I’M ALWAYS AMAZED when people
selling boats won’t take the time and effort to clean them up a bit before
inviting buyers to look at them. I’ve inspected two boats in the past few
months, and quite frankly I was disgusted at the state they were in, despite
the glowing descriptions in the advertisements.
Admittedly, I’m searching the cheap
and nasty end of the boating spectrum. What I want is an inexpensive daysailer/weekender
on which I can teach my grandkids to sail. They know the rudiments already, of
course, and they’ve taken a few lessons, but I would like to teach them the
real stuff that will keep them interested in sailing for the rest of their
lives.
In particular, I’m looking for an
old Santana 22, simply because I once restored one from a 28-year-old wreck. I discovered
all her weak spots and now know where to look for trouble. Over a period of
years, June and I sailed her from one and of the Salish Sea to the other, and
we were delighted with her performance as a “sport cruiser,” as I called her.
But the two Santana 22s I found for
sale on Craigslist last year were simply not worth looking at. One, described
as “awesome” and well maintained had a keel that was a mass of rust. There were
bits and pieces of mysterious boat stuff strewn all over the main cabin and the
forepeak, rust streaks on the paint, ripped and deflated upholstery, aluminum
chainplates bubbling with a white encrustation, and a mast support beam that
was bowed downward. The other boat was much the same, but it had also suffered the
“improvements” of a series of owners with their own lubberly ideas of what a
small sloop should look and behave like.
I don’t know how many prospective
buyers must have been put off by the state of these boats, but I would have
been ashamed to put them on the market in that condition. I know we’re talking
about boats that are nearly 50 years old, but I can’t understand why they can’t
at least have been kept clean and tidy and smelling sweet. Nobody expects an
old boat to be perfect, but to present a boat for sale in such a slatternly
run-down condition is an affront to the person expecting the “awesome” boat of
the advertisement. It actually hurts me to see good, well-designed boats so badly
neglected. There are years of life left in them yet. They surely deserve
better.
Today’s
Thought
I
love everything that’s old: old friends, old times, old manners, old wine.

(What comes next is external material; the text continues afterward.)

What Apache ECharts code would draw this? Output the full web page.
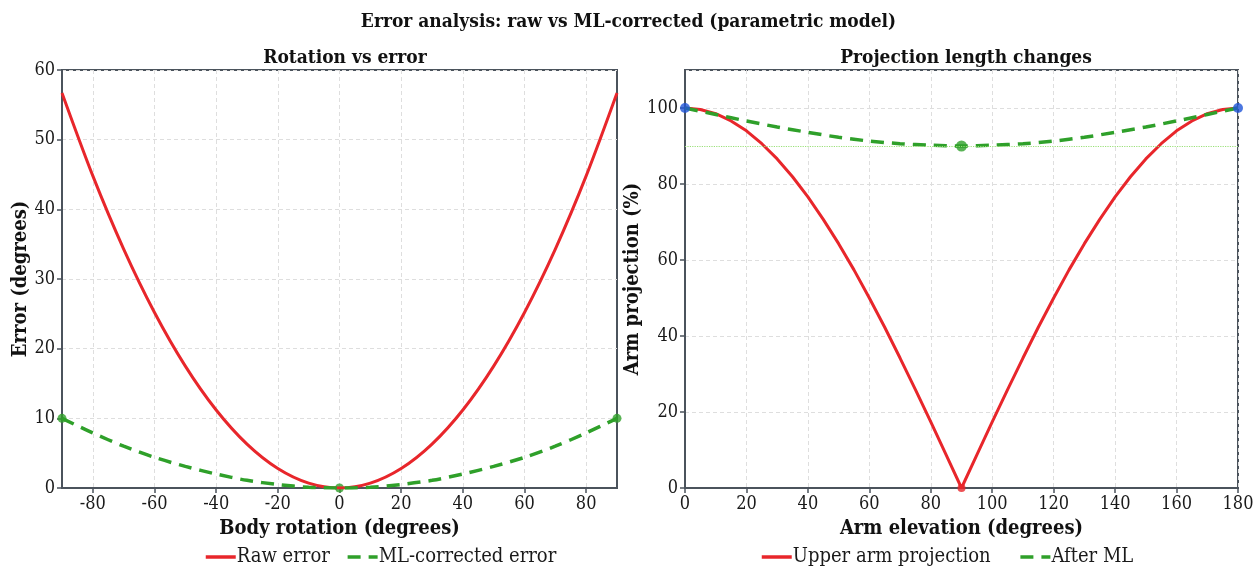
<!DOCTYPE html>
<html>
<head>
<meta charset="utf-8">
<script src="https://cdn.jsdelivr.net/npm/echarts@6/dist/echarts.min.js"></script>
<style>
  html, body { margin: 0; padding: 0; background: #fff; }
  #main { width: 1257px; height: 567px; }
</style>
</head>
<body>
<div id="main"></div>
<script>
// left panel: rotation vs error
var rotX = [-90, -80, -70, -60, -50, -40, -30, -20, -10, 0, 10, 20, 30, 40, 50, 60, 70, 80, 90];
var rawErr = [56.7, 44.8, 34.3, 25.2, 17.5, 11.2, 6.3, 2.8, 0.7, 0, 0.7, 2.8, 6.3, 11.2, 17.5, 25.2, 34.3, 44.8, 56.7];
var mlErr = [10, 7.9, 6.0, 4.4, 3.1, 2.0, 1.1, 0.5, 0.1, 0, 0.1, 0.5, 1.1, 2.0, 3.1, 4.4, 6.0, 7.9, 10];
var rotTicks = [-80, -60, -40, -20, 0, 20, 40, 60, 80];
var mlDotsX = [-90, 0, 90];
var mlDotsY = [10, 0, 10];

// right panel: projection length
var elevX = [0, 5, 10, 15, 20, 25, 30, 35, 40, 45, 50, 55, 60, 65, 70, 75, 80, 85, 90,
             95, 100, 105, 110, 115, 120, 125, 130, 135, 140, 145, 150, 155, 160, 165, 170, 175, 180];
var armProj = [100, 99.6, 98.5, 96.6, 94, 90.6, 86.6, 81.9, 76.6, 70.7, 64.3, 57.4, 50, 42.3, 34.2, 25.9, 17.4, 8.7, 0,
               8.7, 17.4, 25.9, 34.2, 42.3, 50, 57.4, 64.3, 70.7, 76.6, 81.9, 86.6, 90.6, 94, 96.6, 98.5, 99.6, 100];
var afterX = [0, 10, 20, 30, 40, 50, 60, 70, 80, 90, 100, 110, 120, 130, 140, 150, 160, 170, 180];
var afterMl = [100, 98.3, 96.6, 95, 93.6, 92.3, 91.3, 90.6, 90.2, 90, 90.2, 90.6, 91.3, 92.3, 93.6, 95, 96.6, 98.3, 100];
var endDotsX = [0, 180];
var endDotsY = [100, 100];

var FONT = '"DejaVu Serif Condensed", "DejaVu Serif", serif';
var RED = '#e8262b', GREEN = '#2fa02a', BLUE = '#1f55d8', EDGE = '#4b535c';

function pairs(xs, ys) {
    return xs.map(function (x, i) { return [x, ys[i]]; });
}

var chart = echarts.init(document.getElementById('main'));

var axisCommon = {
    axisLine: { show: true, onZero: false, lineStyle: { color: EDGE, width: 2 } },
    axisTick: { show: true, length: 5, lineStyle: { color: EDGE, width: 1.5 } },
    axisLabel: { color: '#1a1a1a', fontFamily: FONT, fontSize: 18, margin: 7 },
    splitLine: { show: true, lineStyle: { color: '#dedede', type: [4, 3], width: 1 } },
    nameLocation: 'middle',
    nameTextStyle: { color: '#111', fontFamily: FONT, fontSize: 20, fontWeight: 'bold' }
};

function ax(extra) {
    return echarts.util.merge(echarts.util.clone(axisCommon), extra, true);
}

var legendCommon = {
    top: 542, itemWidth: 30, itemHeight: 12,
    itemStyle: { opacity: 0 },
    lineStyle: { width: 3.5 },
    textStyle: { fontFamily: FONT, fontSize: 20, color: '#1a1a1a', padding: [0, 0, 0, -4] }
};

var option = {
    backgroundColor: '#fff',
    animation: false,
    title: [
        { text: 'Error analysis: raw vs ML-corrected (parametric model)', left: 'center', top: 8,
          textStyle: { fontFamily: FONT, fontSize: 19, fontWeight: 'bold', color: '#111' } },
        { text: 'Rotation vs error', left: 340, textAlign: 'center', top: 44,
          textStyle: { fontFamily: FONT, fontSize: 19, fontWeight: 'bold', color: '#111' } },
        { text: 'Projection length changes', left: 961, textAlign: 'center', top: 44,
          textStyle: { fontFamily: FONT, fontSize: 19, fontWeight: 'bold', color: '#111' } }
    ],
    legend: [
        echarts.util.merge({ left: 199, itemGap: 16, data: ['Raw error', 'ML-corrected error'] },
                           echarts.util.clone(legendCommon)),
        echarts.util.merge({ left: 755, itemGap: 28, data: ['Upper arm projection', 'After ML'] },
                           echarts.util.clone(legendCommon))
    ],
    grid: [
        { left: 62, right: 640, top: 70, bottom: 79, show: true, borderColor: EDGE, borderWidth: 2 },
        { left: 685, right: 19, top: 70, bottom: 79, show: true, borderColor: EDGE, borderWidth: 2 }
    ],
    xAxis: [
        ax({ type: 'value', gridIndex: 0, min: -90, max: 90,
             name: 'Body rotation (degrees)', nameGap: 31,
             axisTick: { customValues: rotTicks },
             axisLabel: { customValues: rotTicks } }),
        ax({ type: 'value', gridIndex: 1, min: 0, max: 180, interval: 20,
             name: 'Arm elevation (degrees)', nameGap: 31 })
    ],
    yAxis: [
        ax({ type: 'value', gridIndex: 0, min: 0, max: 60, interval: 10,
             name: 'Error (degrees)', nameGap: 27 }),
        ax({ type: 'value', gridIndex: 1, min: 0, max: 110, interval: 20,
             name: 'Arm projection (%)', nameGap: 30,
             axisLabel: { showMaxLabel: false } })
    ],
    series: [
        { name: 'Raw error', type: 'line', xAxisIndex: 0, yAxisIndex: 0,
          data: pairs(rotX, rawErr), smooth: 0.3, symbol: 'none',
          lineStyle: { color: RED, width: 3 }, itemStyle: { color: RED } },
        { name: 'ML-corrected error', type: 'line', xAxisIndex: 0, yAxisIndex: 0,
          data: pairs(rotX, mlErr), smooth: 0.3, symbol: 'none',
          lineStyle: { color: GREEN, width: 3.5, type: [13, 8] }, itemStyle: { color: GREEN } },
        { name: 'ml dots', type: 'scatter', xAxisIndex: 0, yAxisIndex: 0,
          data: pairs(mlDotsX, mlDotsY), symbolSize: 9, itemStyle: { color: GREEN } },

        { name: 'Upper arm projection', type: 'line', xAxisIndex: 1, yAxisIndex: 1,
          data: pairs(elevX, armProj), smooth: false, symbol: 'none',
          lineStyle: { color: RED, width: 3 }, itemStyle: { color: RED } },
        { name: 'After ML', type: 'line', xAxisIndex: 1, yAxisIndex: 1,
          data: pairs(afterX, afterMl), smooth: 0.3, symbol: 'none', z: 3,
          lineStyle: { color: GREEN, width: 3.5, type: [13, 8] }, itemStyle: { color: GREEN },
          markLine: { silent: true, symbol: 'none', label: { show: false },
                      lineStyle: { color: '#9be07a', type: 'dotted', width: 1.2 },
                      data: [{ yAxis: 90 }] } },
        { name: 'mid dots', type: 'scatter', xAxisIndex: 1, yAxisIndex: 1, z: 4,
          data: [{ value: [90, 90], symbolSize: 11, itemStyle: { color: GREEN } },
                 { value: [90, 0], symbolSize: 8, itemStyle: { color: RED } }] },
        { name: 'end dots', type: 'scatter', xAxisIndex: 1, yAxisIndex: 1, z: 4,
          data: pairs(endDotsX, endDotsY), symbolSize: 10, itemStyle: { color: BLUE } }
    ]
};

chart.setOption(option);
</script>
</body>
</html>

— Goldsmith, She Stoops to Conquer
Tailpiece
“How did you knock this pedestrian
down, sir?”
“I didn’t knock him down, officer. I
stopped to let him cross the road and he fainted.”
(Drop by every Monday, Wednesday,
Friday for a new Mainly about Boats column.)
1 comment:
I suggest that the world you, and to a greater extent I, grew up in had a progressively overwhelming influence that all things are disposable, and have little or no understanding of the requirements to maintain actual physical items in order to keep them in a functional state. Perhaps the lessons you should be teaching your grandchildren isn't about the actual restoring of an old boat, but the degradation of the society in which we all live in today.